# Dataset entries
+ + + + + + +

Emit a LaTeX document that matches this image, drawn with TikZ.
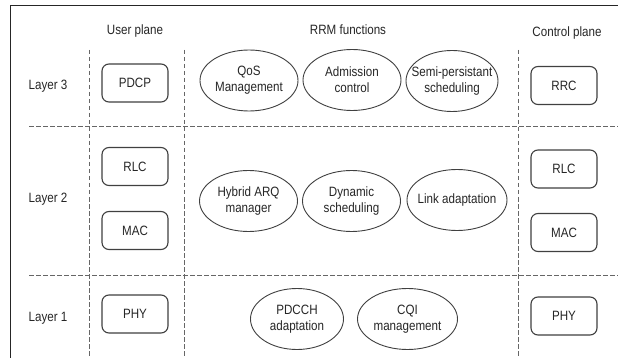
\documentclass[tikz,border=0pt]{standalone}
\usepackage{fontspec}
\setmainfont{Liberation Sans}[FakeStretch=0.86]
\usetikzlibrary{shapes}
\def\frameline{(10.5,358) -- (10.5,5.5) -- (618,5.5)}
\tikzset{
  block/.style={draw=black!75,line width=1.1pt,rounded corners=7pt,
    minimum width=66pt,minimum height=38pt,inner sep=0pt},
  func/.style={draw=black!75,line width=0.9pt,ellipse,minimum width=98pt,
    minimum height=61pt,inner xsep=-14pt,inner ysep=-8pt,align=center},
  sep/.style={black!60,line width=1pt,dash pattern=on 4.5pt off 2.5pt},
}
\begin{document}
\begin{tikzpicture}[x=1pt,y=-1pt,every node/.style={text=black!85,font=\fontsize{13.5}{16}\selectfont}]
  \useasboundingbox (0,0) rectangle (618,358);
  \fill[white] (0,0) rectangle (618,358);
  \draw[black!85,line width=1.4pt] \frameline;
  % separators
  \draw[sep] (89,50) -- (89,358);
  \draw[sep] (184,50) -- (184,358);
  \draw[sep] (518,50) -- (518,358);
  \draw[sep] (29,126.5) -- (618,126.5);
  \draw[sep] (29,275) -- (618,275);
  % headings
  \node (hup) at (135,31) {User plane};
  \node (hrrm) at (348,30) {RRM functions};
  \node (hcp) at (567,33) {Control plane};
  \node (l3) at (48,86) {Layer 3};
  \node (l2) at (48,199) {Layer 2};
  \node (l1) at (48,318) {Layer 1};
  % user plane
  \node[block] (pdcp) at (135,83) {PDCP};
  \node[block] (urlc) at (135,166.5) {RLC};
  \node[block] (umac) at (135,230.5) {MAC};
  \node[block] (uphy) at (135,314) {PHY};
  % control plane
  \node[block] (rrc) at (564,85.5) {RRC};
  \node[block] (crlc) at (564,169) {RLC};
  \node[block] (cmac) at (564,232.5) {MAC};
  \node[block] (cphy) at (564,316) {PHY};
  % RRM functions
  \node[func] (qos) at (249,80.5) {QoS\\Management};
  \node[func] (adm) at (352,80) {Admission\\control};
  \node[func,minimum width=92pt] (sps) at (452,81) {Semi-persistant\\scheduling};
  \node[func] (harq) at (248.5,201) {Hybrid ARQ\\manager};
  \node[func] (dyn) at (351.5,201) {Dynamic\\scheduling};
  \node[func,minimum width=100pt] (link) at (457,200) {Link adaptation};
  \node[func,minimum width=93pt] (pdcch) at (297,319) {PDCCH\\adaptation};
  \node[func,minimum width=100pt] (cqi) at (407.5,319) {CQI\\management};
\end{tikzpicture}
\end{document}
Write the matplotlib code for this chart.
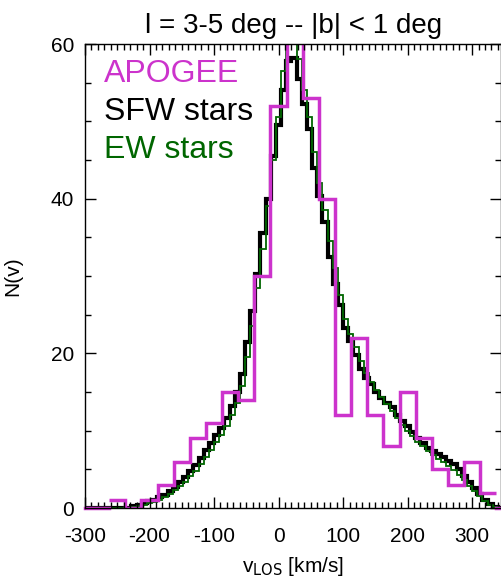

+ + + + + + +

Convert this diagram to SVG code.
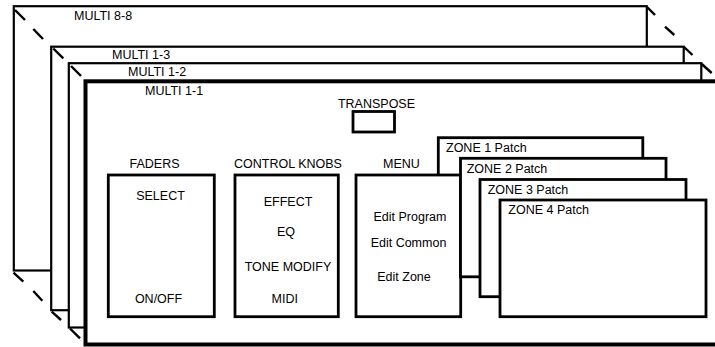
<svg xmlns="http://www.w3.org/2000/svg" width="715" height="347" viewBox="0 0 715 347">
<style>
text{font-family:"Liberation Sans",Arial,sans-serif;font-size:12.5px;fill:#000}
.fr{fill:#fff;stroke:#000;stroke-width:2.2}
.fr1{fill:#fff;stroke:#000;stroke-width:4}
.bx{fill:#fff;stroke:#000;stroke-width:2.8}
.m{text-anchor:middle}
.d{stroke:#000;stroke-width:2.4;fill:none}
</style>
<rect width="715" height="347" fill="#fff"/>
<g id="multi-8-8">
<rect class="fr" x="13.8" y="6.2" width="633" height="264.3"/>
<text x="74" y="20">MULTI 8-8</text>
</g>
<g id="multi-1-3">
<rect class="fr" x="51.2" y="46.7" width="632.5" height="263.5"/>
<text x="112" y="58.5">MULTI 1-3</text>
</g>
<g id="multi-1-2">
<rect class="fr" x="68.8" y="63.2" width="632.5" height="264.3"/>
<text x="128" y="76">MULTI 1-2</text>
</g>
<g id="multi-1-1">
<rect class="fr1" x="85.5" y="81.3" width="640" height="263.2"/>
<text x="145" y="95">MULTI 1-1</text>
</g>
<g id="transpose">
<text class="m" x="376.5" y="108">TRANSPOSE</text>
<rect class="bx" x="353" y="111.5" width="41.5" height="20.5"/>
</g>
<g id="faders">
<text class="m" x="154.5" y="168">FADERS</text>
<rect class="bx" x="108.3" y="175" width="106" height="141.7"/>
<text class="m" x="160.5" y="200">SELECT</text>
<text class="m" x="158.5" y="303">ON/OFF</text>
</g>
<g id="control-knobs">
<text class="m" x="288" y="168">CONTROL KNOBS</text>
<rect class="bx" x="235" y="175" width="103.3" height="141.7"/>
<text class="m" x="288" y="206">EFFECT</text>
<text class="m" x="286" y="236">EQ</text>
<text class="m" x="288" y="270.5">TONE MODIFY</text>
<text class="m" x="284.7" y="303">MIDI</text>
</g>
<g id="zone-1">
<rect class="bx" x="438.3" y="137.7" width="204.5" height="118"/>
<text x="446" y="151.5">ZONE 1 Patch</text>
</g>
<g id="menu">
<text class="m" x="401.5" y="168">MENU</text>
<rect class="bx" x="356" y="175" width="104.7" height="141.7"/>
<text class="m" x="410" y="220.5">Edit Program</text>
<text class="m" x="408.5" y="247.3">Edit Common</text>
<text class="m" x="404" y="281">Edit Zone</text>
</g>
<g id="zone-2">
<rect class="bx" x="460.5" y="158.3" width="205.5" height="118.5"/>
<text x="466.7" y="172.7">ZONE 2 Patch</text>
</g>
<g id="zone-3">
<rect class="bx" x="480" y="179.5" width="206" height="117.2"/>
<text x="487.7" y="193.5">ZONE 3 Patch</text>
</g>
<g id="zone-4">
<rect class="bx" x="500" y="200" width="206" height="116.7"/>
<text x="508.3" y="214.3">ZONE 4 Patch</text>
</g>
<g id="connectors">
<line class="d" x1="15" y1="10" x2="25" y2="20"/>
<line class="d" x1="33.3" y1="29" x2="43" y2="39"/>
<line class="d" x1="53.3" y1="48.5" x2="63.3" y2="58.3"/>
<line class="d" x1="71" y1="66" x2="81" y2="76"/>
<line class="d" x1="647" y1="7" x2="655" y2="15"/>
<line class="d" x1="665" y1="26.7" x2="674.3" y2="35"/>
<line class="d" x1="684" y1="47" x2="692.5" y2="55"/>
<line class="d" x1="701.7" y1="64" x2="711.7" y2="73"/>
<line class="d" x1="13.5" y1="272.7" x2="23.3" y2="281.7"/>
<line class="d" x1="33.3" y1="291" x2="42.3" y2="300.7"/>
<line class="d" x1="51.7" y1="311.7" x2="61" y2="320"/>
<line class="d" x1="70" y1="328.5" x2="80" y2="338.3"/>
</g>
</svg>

+ + + + + + +

# Job
Search the records above for the string "this". Copy every line that contains it.

# Output of the exercise
Emit a LaTeX document that matches this image, drawn with TikZ.
Write the matplotlib code for this chart.
Convert this diagram to SVG code.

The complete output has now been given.